Life of Pi by Yann Martel | Teen Ink

Life of Pi by Yann Martel

April 18, 2016
By sharpened_pencil GOLD, Warren, New Jersey
sharpened_pencil GOLD, Warren, New Jersey
11 articles 1 photo 38 comments

Favorite Quote:
"Life can suck, sure. Mostly though it's a blank canvas. If you want to see something brighter in it, you might have to add it yourself." -Patrick Stump, Fall Out Boy


This book’s protagonist is like no other. Bright, inquisitive, and named after a French swimming pool, Piscine Molitor Patel is a young teen living in Pondicherry, India, and wants nothing more than to be close to God. Life of Pi by Yann Martel is a curious little novel of epic proportions. Is it a story of adventure? Of self-discovery? Of survival? Or something else entirely? These are questions the book poses, self-demonstrating in its handling of truth.

After an overview of Pi’s unique childhood becoming Christian and Muslim along with Hindu, the story catches up to Pi’s teen years. His family moves their family zoo and them from India and Canada on the cargo ship the Tsimtsum. However, after a tragic accident, Pi becomes the sole human survivor, along with a zebra, an orangutan, and an adult tiger. This is the setup for one of the most intellectual, adventurous, and strangest novels in modern literature.

However, this is not a simple book of religion. The novel bursts with puzzling enigmas scattered amid the wild blue Pacific. It brilliantly captures the isolation of being stranded at sea with the terror of a tiger as the only companion. Pi’s disintegration from an optimistic teen to a cunning tiger tamer to a survivor is both harrowing and fascinating. All throughout, Pi’s narration never fails to lose its authenticity and charm.
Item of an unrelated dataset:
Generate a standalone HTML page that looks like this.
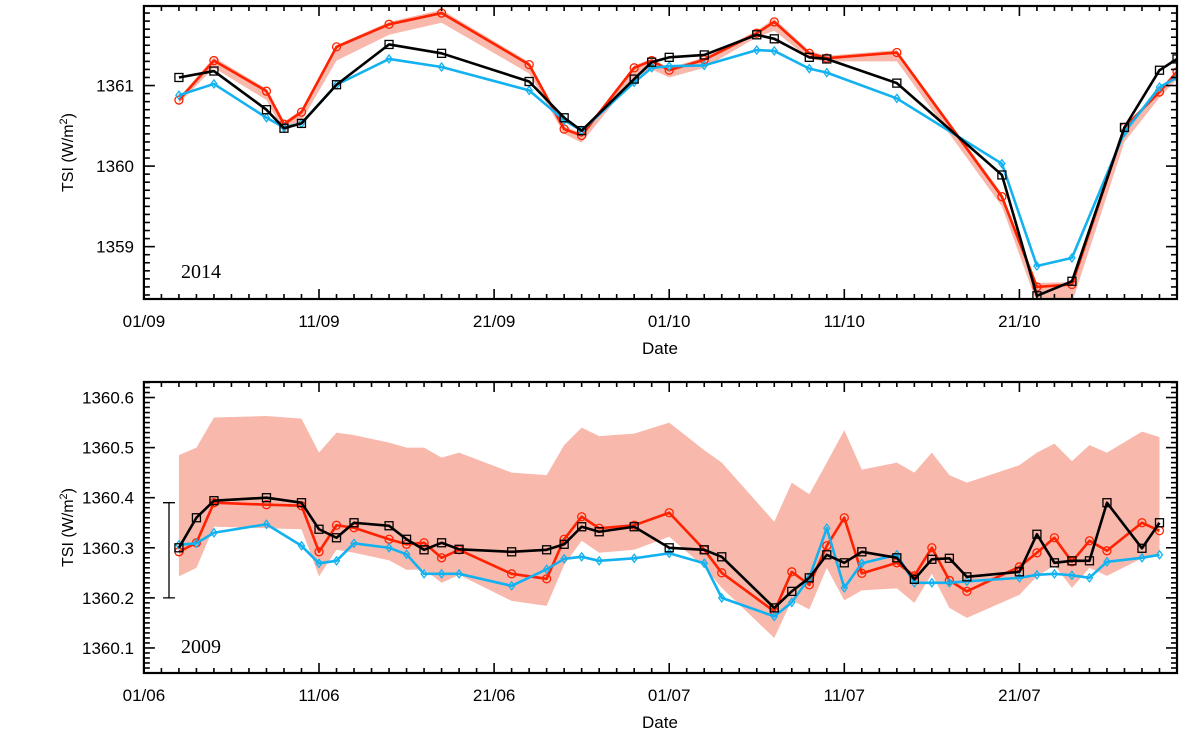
<!DOCTYPE html>
<html><head><meta charset="utf-8"><style>
body{margin:0;background:#fff}
svg{display:block}
text{font-family:"Liberation Sans",sans-serif;fill:#000}
</style></head><body>
<svg id="chart" width="1200" height="749" viewBox="0 0 1200 749" xmlns="http://www.w3.org/2000/svg"></svg>
<script>
// ---- 2014 panel data (days since 01/09) ----
const topDays=[2,4,7,8,9,11,14,17,22,24,25,28,29,30,32,35,36,38,39,43,49,51,53,56,58,59];
const topBlack=[1361.10,1361.18,1360.70,1360.47,1360.53,1361.01,1361.51,1361.40,1361.05,1360.60,1360.44,1361.08,1361.29,1361.35,1361.38,1361.63,1361.58,1361.35,1361.33,1361.03,1359.89,1358.39,1358.57,1360.48,1361.19,1361.33];
const topRed=[1360.82,1361.31,1360.93,1360.52,1360.67,1361.48,1361.76,1361.90,1361.26,1360.46,1360.38,1361.22,1361.31,1361.19,1361.32,1361.65,1361.79,1361.40,1361.34,1361.41,1359.62,1358.50,1358.53,1360.48,1360.92,1361.17];
const topBlue=[1360.88,1361.02,1360.60,1360.48,1360.53,1361.01,1361.33,1361.23,1360.94,1360.57,1360.44,1361.04,1361.22,1361.24,1361.25,1361.44,1361.43,1361.21,1361.16,1360.84,1360.03,1358.76,1358.86,1360.42,1360.98,1361.10];
const topUpper=[1360.85,1361.35,1360.96,1360.55,1360.70,1361.50,1361.79,1361.94,1361.29,1360.49,1360.41,1361.25,1361.33,1361.22,1361.35,1361.68,1361.83,1361.43,1361.37,1361.44,1359.66,1358.55,1358.56,1360.50,1360.95,1361.20];
const topLower=[1360.78,1361.22,1360.82,1360.42,1360.56,1361.31,1361.63,1361.78,1361.15,1360.40,1360.29,1361.10,1361.20,1361.10,1361.22,1361.60,1361.68,1361.33,1361.30,1361.30,1359.50,1358.30,1358.30,1360.30,1360.85,1361.08];
const topYTicks=[1359,1360,1361];
const topXLabels=["01/09","11/09","21/09","01/10","11/10","21/10"];
// ---- 2009 panel data (days since 01/06) ----
const botDays=[2,3,4,7,9,10,11,12,14,15,16,17,18,21,23,24,25,26,28,30,32,33,36,37,38,39,40,41,43,44,45,46,47,50,51,52,53,54,55,57,58];
const botBlack=[1360.30,1360.36,1360.394,1360.40,1360.39,1360.337,1360.32,1360.35,1360.344,1360.317,1360.296,1360.31,1360.297,1360.292,1360.296,1360.307,1360.342,1360.332,1360.342,1360.30,1360.296,1360.282,1360.18,1360.213,1360.24,1360.286,1360.27,1360.292,1360.28,1360.237,1360.277,1360.279,1360.242,1360.252,1360.327,1360.27,1360.274,1360.274,1360.39,1360.299,1360.35];
const botRed=[1360.292,1360.31,1360.39,1360.386,1360.384,1360.292,1360.345,1360.34,1360.317,1360.307,1360.31,1360.28,1360.296,1360.248,1360.238,1360.317,1360.362,1360.339,1360.345,1360.37,1360.296,1360.25,1360.173,1360.252,1360.226,1360.304,1360.36,1360.249,1360.27,1360.244,1360.30,1360.235,1360.213,1360.262,1360.29,1360.32,1360.272,1360.314,1360.294,1360.35,1360.334];
const botBlue=[1360.306,1360.309,1360.33,1360.347,1360.304,1360.269,1360.274,1360.309,1360.30,1360.287,1360.248,1360.248,1360.248,1360.224,1360.257,1360.278,1360.282,1360.274,1360.279,1360.289,1360.269,1360.20,1360.163,1360.191,1360.24,1360.339,1360.22,1360.269,1360.286,1360.23,1360.23,1360.23,1360.233,1360.24,1360.246,1360.248,1360.245,1360.24,1360.272,1360.28,1360.286];
const botUpper=[1360.485,1360.50,1360.56,1360.563,1360.558,1360.49,1360.53,1360.525,1360.51,1360.50,1360.50,1360.48,1360.49,1360.45,1360.445,1360.505,1360.54,1360.523,1360.528,1360.55,1360.495,1360.47,1360.352,1360.43,1360.407,1360.47,1360.535,1360.456,1360.47,1360.45,1360.49,1360.445,1360.43,1360.465,1360.49,1360.508,1360.473,1360.505,1360.49,1360.532,1360.521];
const botLower=[1360.243,1360.26,1360.342,1360.339,1360.337,1360.243,1360.296,1360.29,1360.275,1360.256,1360.257,1360.23,1360.246,1360.194,1360.184,1360.266,1360.314,1360.29,1360.296,1360.322,1360.262,1360.22,1360.12,1360.195,1360.177,1360.26,1360.195,1360.215,1360.219,1360.19,1360.248,1360.18,1360.16,1360.206,1360.243,1360.265,1360.22,1360.26,1360.244,1360.279,1360.29];
const botYTicks=[1360.1,1360.2,1360.3,1360.4,1360.5,1360.6];
const botXLabels=["01/06","11/06","21/06","01/07","11/07","21/07"];

const NS="http://www.w3.org/2000/svg";
const svg=document.getElementById('chart');
function mk(tag,attrs,parent){const e=document.createElementNS(NS,tag);for(const k in attrs)e.setAttribute(k,attrs[k]);(parent||svg).appendChild(e);return e;}

function panel(cfg){
  const L=143.9,R=1177,T=cfg.top,B=cfg.bottom;
  const g=mk('g',{});
  
  
  const X=d=>L+(d-0)*(R-L)/59;
  const Y=v=>B-(v-cfg.ymin)*(B-T)/(cfg.ymax-cfg.ymin);
  const clip=mk('clipPath',{id:'clip'+cfg.id},g);
  mk('rect',{x:L,y:T,width:R-L,height:B-T},clip);
  const pg=mk('g',{'clip-path':'url(#clip'+cfg.id+')'},g);
  let pts=cfg.days.map((d,i)=>X(d)+','+Y(cfg.upper[i]));
  pts=pts.concat(cfg.days.map((d,i)=>X(d)+','+Y(cfg.lower[i])).reverse());
  const band=mk('polygon',{points:pts.join(' '),fill:'#f9b8ac',stroke:'none'},pg);
  
  
  const series=[[cfg.blue,'#12b2f0','diamond','blue-series'],[cfg.red,'#ff2200','circle','red-series'],[cfg.black,'#000','square','black-series']];
  const order=[1,0,2];
  order.forEach(si=>{
    const [vals,col,mkType,nm]=series[si];
    const sg=mk('g',{},pg);
    
    
    mk('polyline',{points:cfg.days.map((d,i)=>X(d)+','+Y(vals[i])).join(' '),fill:'none',stroke:col,'stroke-width':2.6,'stroke-linejoin':'round'},sg);
    cfg.days.forEach((d,i)=>{
      const x=X(d),y=Y(vals[i]);let m;
      if(mkType==='square')m=mk('rect',{x:x-4,y:y-4,width:8,height:8,fill:'none',stroke:col,'stroke-width':1.3},sg);
      else if(mkType==='circle')m=mk('circle',{cx:x,cy:y,r:4,fill:'none',stroke:col,'stroke-width':1.3},sg);
      else m=mk('polygon',{points:`${x},${y-4} ${x+3},${y} ${x},${y+4} ${x-3},${y}`,fill:'none',stroke:col,'stroke-width':1.3},sg);
      
      
    });
  });
  mk('rect',{x:L,y:T,width:R-L,height:B-T,fill:'none',stroke:'#000','stroke-width':2.2},g);
  for(let d=0;d<=59;d++){
    const x=X(d),len=d%10===0?10:5;
    mk('line',{x1:x,y1:B,x2:x,y2:B-len,stroke:'#000','stroke-width':1.6},g);
    mk('line',{x1:x,y1:T,x2:x,y2:T+len,stroke:'#000','stroke-width':1.6},g);
  }
  cfg.xlabels.forEach((s,i)=>{
    const t=mk('text',{x:X(i*10),y:B+28,'font-size':17,'text-anchor':'middle'},g);t.textContent=s;
    
    
  });
  const step=cfg.minor;
  const n0=Math.ceil(cfg.ymin/step-1e-6),n1=Math.floor(cfg.ymax/step+1e-6);
  for(let k=n0;k<=n1;k++){
    const v=k*step,y=Y(v);
    const major=cfg.yticks.some(t=>Math.abs(t-v)<step/2);
    const len=major?11:6;
    mk('line',{x1:L,y1:y,x2:L+len,y2:y,stroke:'#000','stroke-width':1.6},g);
    mk('line',{x1:R,y1:y,x2:R-len,y2:y,stroke:'#000','stroke-width':1.6},g);
  }
  cfg.yticks.forEach(v=>{
    const t=mk('text',{x:134,y:Y(v)+6,'font-size':17,'text-anchor':'end'},g);t.textContent=cfg.fmt(v);
    
    
  });
  const xt=mk('text',{x:660,y:B+55,'font-size':17,'text-anchor':'middle'},g);xt.textContent='Date';
  
  
  const yt=mk('text',{transform:`translate(73,${(T+B)/2}) rotate(-90)`,'font-size':16,'text-anchor':'middle'},g);
  yt.innerHTML='TSI (W/m<tspan dy="-6" font-size="11">2</tspan><tspan dy="6">)</tspan>';
  
  
  const yr=mk('text',{x:181,y:cfg.yearY,'font-size':20,style:'font-family:"Liberation Serif",serif'},g);yr.textContent=cfg.year;
  
  
  return {X,Y,g};
}
panel({id:1,name:'panel-2014',top:6,bottom:299,ymin:1358.35,ymax:1361.9875,minor:0.1,yticks:topYTicks,fmt:v=>v.toFixed(0),
  days:topDays,black:topBlack,red:topRed,blue:topBlue,upper:topUpper,lower:topLower,xlabels:topXLabels,year:'2014',yearY:278});
const p2=panel({id:2,name:'panel-2009',top:382,bottom:673,ymin:1360.05,ymax:1360.631,minor:0.01,yticks:botYTicks,fmt:v=>v.toFixed(1),
  days:botDays,black:botBlack,red:botRed,blue:botBlue,upper:botUpper,lower:botLower,xlabels:botXLabels,year:'2009',yearY:653});
const eb=mk('path',{d:`M169,${p2.Y(1360.39)} V${p2.Y(1360.2)} M163,${p2.Y(1360.39)} H175 M163,${p2.Y(1360.2)} H175`,stroke:'#000','stroke-width':1.3,fill:'none'});


</script>
</body></html>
The book is rife with vivid imagery and descriptions that leave the reader hungering for more, just as much as Pi is desperate for food and water.

The novel is equal parts realistic and magical. Martel’s precise syntax and format is written for the reader to think and be spellbound by Pi’s fantastical tale of survival. That is, until the end: perhaps Pi’s tale was only a tale after all.

But the real beauty of Life of Pi is its ambiguity. What is fact or fiction? Who knows? Does it matter? The novel poses literal and metaphorical questions, ones that neither cease nor are ever fully answered. But in the end, it is not a matter of which story was true, but as Pi asks, which one is preferred.

Life of Pi may not make everyone believe in God, but it is certain to reawaken the faith in the power of fiction.


The author's comments:

This is one of my favorite books that I always reread, I recommend it highly.